Exercise goal: Give the data below again exactly as it stands. Omit the pictures.

Collected material:
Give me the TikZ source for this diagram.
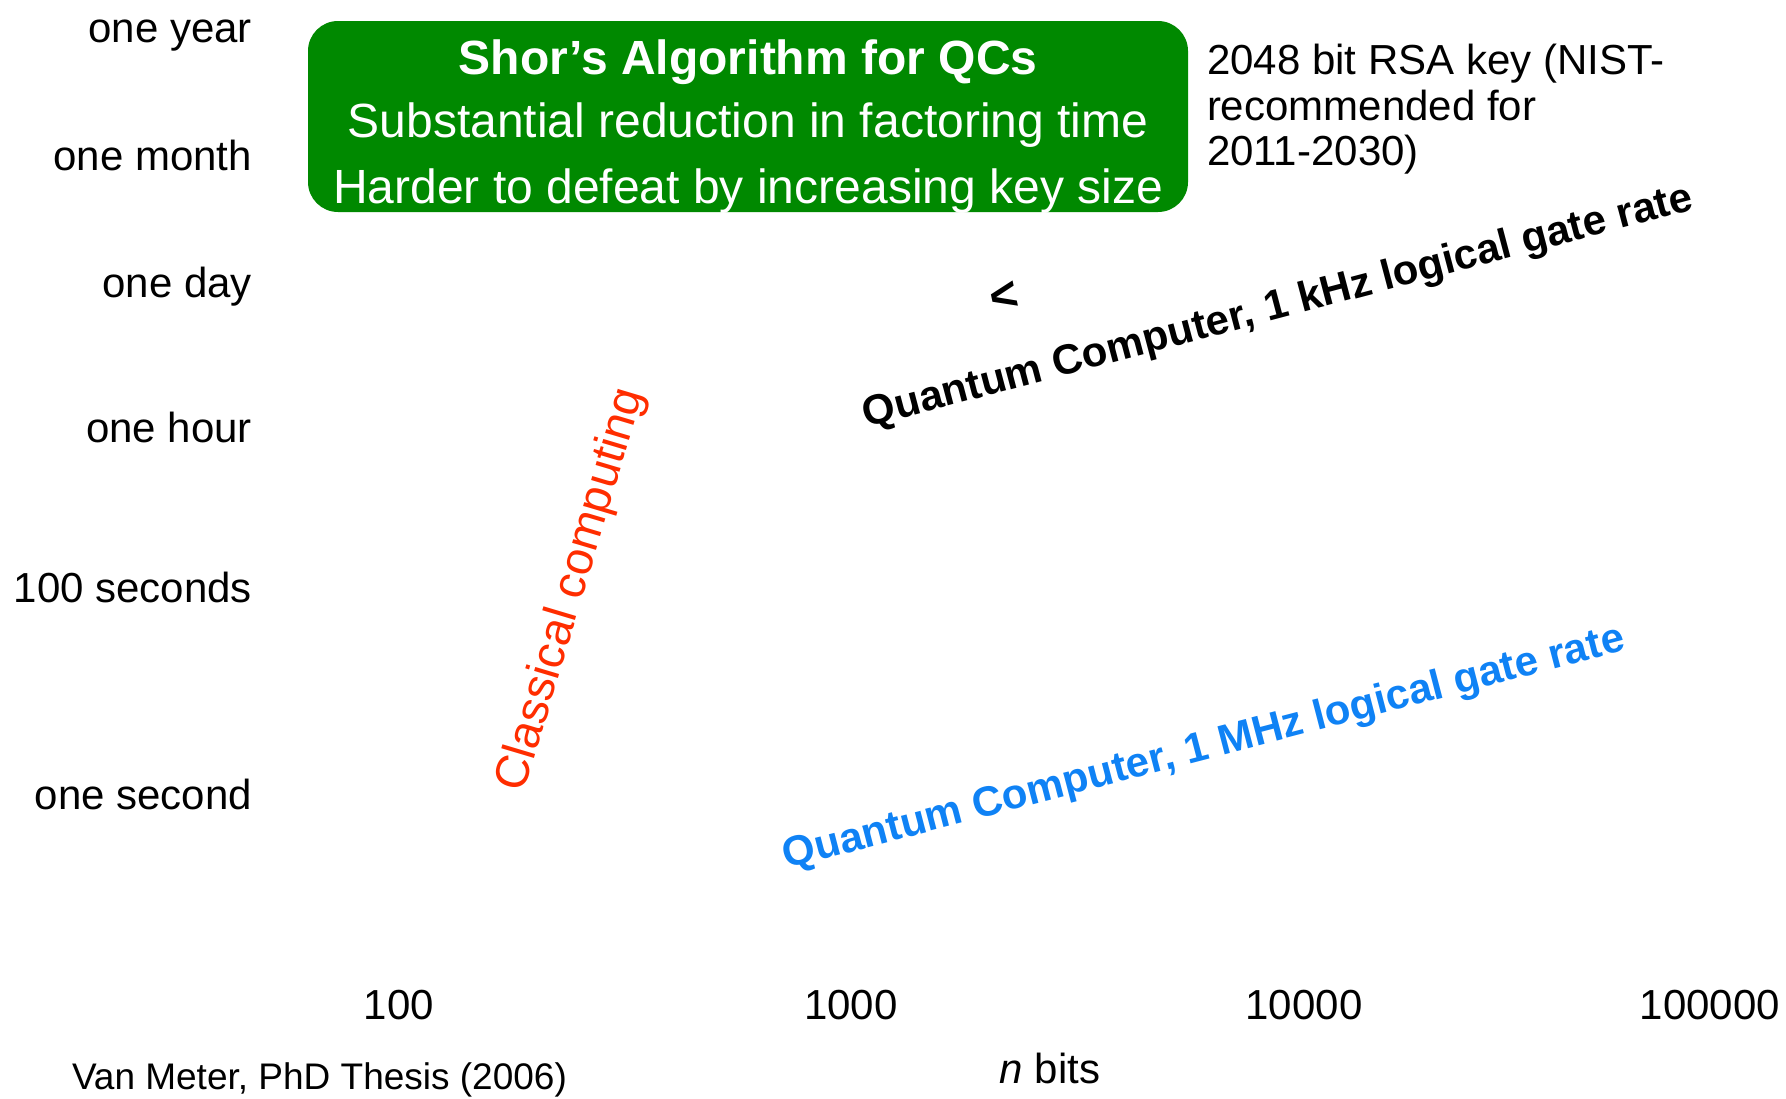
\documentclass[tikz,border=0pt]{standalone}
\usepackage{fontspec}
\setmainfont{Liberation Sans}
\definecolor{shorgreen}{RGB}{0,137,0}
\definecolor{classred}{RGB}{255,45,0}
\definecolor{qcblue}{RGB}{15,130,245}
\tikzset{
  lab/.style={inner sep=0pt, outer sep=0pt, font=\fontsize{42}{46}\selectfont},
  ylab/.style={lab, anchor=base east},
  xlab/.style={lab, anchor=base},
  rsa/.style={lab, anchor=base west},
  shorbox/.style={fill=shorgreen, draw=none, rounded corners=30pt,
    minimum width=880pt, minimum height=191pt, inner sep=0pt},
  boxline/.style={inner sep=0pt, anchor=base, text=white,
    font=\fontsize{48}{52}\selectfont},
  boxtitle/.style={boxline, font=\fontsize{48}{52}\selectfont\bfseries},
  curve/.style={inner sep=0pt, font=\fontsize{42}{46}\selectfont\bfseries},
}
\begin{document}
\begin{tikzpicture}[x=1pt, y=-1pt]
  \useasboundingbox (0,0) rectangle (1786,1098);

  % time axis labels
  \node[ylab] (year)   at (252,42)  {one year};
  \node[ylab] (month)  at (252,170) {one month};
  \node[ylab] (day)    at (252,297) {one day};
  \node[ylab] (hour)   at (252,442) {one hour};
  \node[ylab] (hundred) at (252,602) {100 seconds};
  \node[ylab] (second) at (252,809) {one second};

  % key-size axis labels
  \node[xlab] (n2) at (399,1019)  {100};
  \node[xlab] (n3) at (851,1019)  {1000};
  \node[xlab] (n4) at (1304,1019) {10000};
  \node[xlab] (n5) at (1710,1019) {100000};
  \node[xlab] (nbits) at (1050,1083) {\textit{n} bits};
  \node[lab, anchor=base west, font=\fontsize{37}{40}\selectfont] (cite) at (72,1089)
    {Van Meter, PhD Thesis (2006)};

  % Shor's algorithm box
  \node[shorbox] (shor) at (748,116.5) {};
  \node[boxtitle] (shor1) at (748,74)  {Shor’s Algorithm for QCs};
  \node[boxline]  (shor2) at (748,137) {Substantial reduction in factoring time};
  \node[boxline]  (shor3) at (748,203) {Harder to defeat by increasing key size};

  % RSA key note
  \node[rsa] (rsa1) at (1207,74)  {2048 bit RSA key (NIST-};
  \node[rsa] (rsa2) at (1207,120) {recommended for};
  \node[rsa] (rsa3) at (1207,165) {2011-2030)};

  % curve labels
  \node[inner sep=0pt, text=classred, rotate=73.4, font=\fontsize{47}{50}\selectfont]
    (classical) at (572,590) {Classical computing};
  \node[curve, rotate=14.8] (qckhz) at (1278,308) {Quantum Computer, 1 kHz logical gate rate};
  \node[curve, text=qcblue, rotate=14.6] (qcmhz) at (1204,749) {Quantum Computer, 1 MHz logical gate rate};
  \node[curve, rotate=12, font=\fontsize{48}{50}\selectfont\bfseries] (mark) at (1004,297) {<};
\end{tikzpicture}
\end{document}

The completed task:
Give me the TikZ source for this diagram.
\documentclass[tikz,border=0pt]{standalone}
\usepackage{fontspec}
\setmainfont{Liberation Sans}
\definecolor{shorgreen}{RGB}{0,137,0}
\definecolor{classred}{RGB}{255,45,0}
\definecolor{qcblue}{RGB}{15,130,245}
\tikzset{
  lab/.style={inner sep=0pt, outer sep=0pt, font=\fontsize{42}{46}\selectfont},
  ylab/.style={lab, anchor=base east},
  xlab/.style={lab, anchor=base},
  rsa/.style={lab, anchor=base west},
  shorbox/.style={fill=shorgreen, draw=none, rounded corners=30pt,
    minimum width=880pt, minimum height=191pt, inner sep=0pt},
  boxline/.style={inner sep=0pt, anchor=base, text=white,
    font=\fontsize{48}{52}\selectfont},
  boxtitle/.style={boxline, font=\fontsize{48}{52}\selectfont\bfseries},
  curve/.style={inner sep=0pt, font=\fontsize{42}{46}\selectfont\bfseries},
}
\begin{document}
\begin{tikzpicture}[x=1pt, y=-1pt]
  \useasboundingbox (0,0) rectangle (1786,1098);

  % time axis labels
  \node[ylab] (year)   at (252,42)  {one year};
  \node[ylab] (month)  at (252,170) {one month};
  \node[ylab] (day)    at (252,297) {one day};
  \node[ylab] (hour)   at (252,442) {one hour};
  \node[ylab] (hundred) at (252,602) {100 seconds};
  \node[ylab] (second) at (252,809) {one second};

  % key-size axis labels
  \node[xlab] (n2) at (399,1019)  {100};
  \node[xlab] (n3) at (851,1019)  {1000};
  \node[xlab] (n4) at (1304,1019) {10000};
  \node[xlab] (n5) at (1710,1019) {100000};
  \node[xlab] (nbits) at (1050,1083) {\textit{n} bits};
  \node[lab, anchor=base west, font=\fontsize{37}{40}\selectfont] (cite) at (72,1089)
    {Van Meter, PhD Thesis (2006)};

  % Shor's algorithm box
  \node[shorbox] (shor) at (748,116.5) {};
  \node[boxtitle] (shor1) at (748,74)  {Shor’s Algorithm for QCs};
  \node[boxline]  (shor2) at (748,137) {Substantial reduction in factoring time};
  \node[boxline]  (shor3) at (748,203) {Harder to defeat by increasing key size};

  % RSA key note
  \node[rsa] (rsa1) at (1207,74)  {2048 bit RSA key (NIST-};
  \node[rsa] (rsa2) at (1207,120) {recommended for};
  \node[rsa] (rsa3) at (1207,165) {2011-2030)};

  % curve labels
  \node[inner sep=0pt, text=classred, rotate=73.4, font=\fontsize{47}{50}\selectfont]
    (classical) at (572,590) {Classical computing};
  \node[curve, rotate=14.8] (qckhz) at (1278,308) {Quantum Computer, 1 kHz logical gate rate};
  \node[curve, text=qcblue, rotate=14.6] (qcmhz) at (1204,749) {Quantum Computer, 1 MHz logical gate rate};
  \node[curve, rotate=12, font=\fontsize{48}{50}\selectfont\bfseries] (mark) at (1004,297) {<};
\end{tikzpicture}
\end{document}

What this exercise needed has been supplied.